3) Since the Relay needs +5Volts to function, the middle of this page explains how to get +5Volts from the Transverter. You need to then connect it to pin 1 on the relay. That's it, you may now perform the joystick mod or connect the Video portion of the Transverter and close the GBA and enjoy the battery-less experience.

Figure 14. Everything connected now.
Figure 15. Here's the full schematic of all the connections.

Some Info on RGB Mod and the GWGBA

Figure 16. GWGBA in use and disassembled

As you can see in the whole picture, there's also a Sony PSOne LCD monitor attached to the GBA console. This is accomplished through the use of my own creation called GWGBA. I will not go into extreme detail of how to make one, but I will provide a photo of the insides, and it should be clear enough from the photo above that it is a simple adapter with no circuitry. Suffice enough to say that it requires you to break apart another Transverter and gut it for the PSOne AV connector because they are non-standard connectors. Positioning the connector is not simple since you have to measure exactly where the port on the monitor is.
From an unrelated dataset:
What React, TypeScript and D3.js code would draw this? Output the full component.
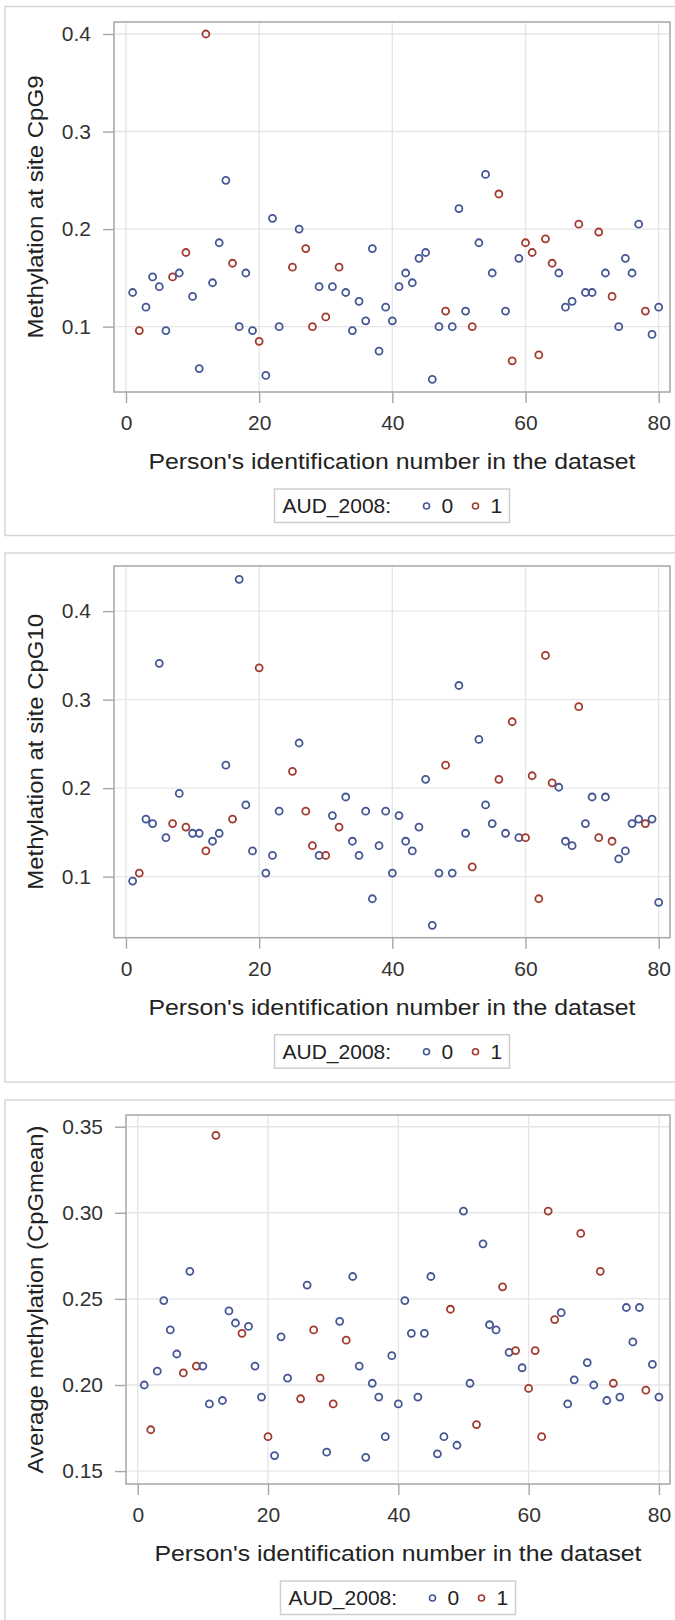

Then, you need only to connect the wires from the cable AV plug to the AV out port. Of course if you also want to route power to the Transverter, you will need to do the same for the 4.75mm power plug. The pinout of the Playstation AV connector can be found here.

The Transverter's RGB mod is used so that the image could be displayed on a Sony LCD monitor in superior RGB quality. Info on the RGB mod can be seen in the middle of this page.

Note: This page is provided for information purposes only. It is not affiliated with Nintendo or any other company whose products are mentioned on this page.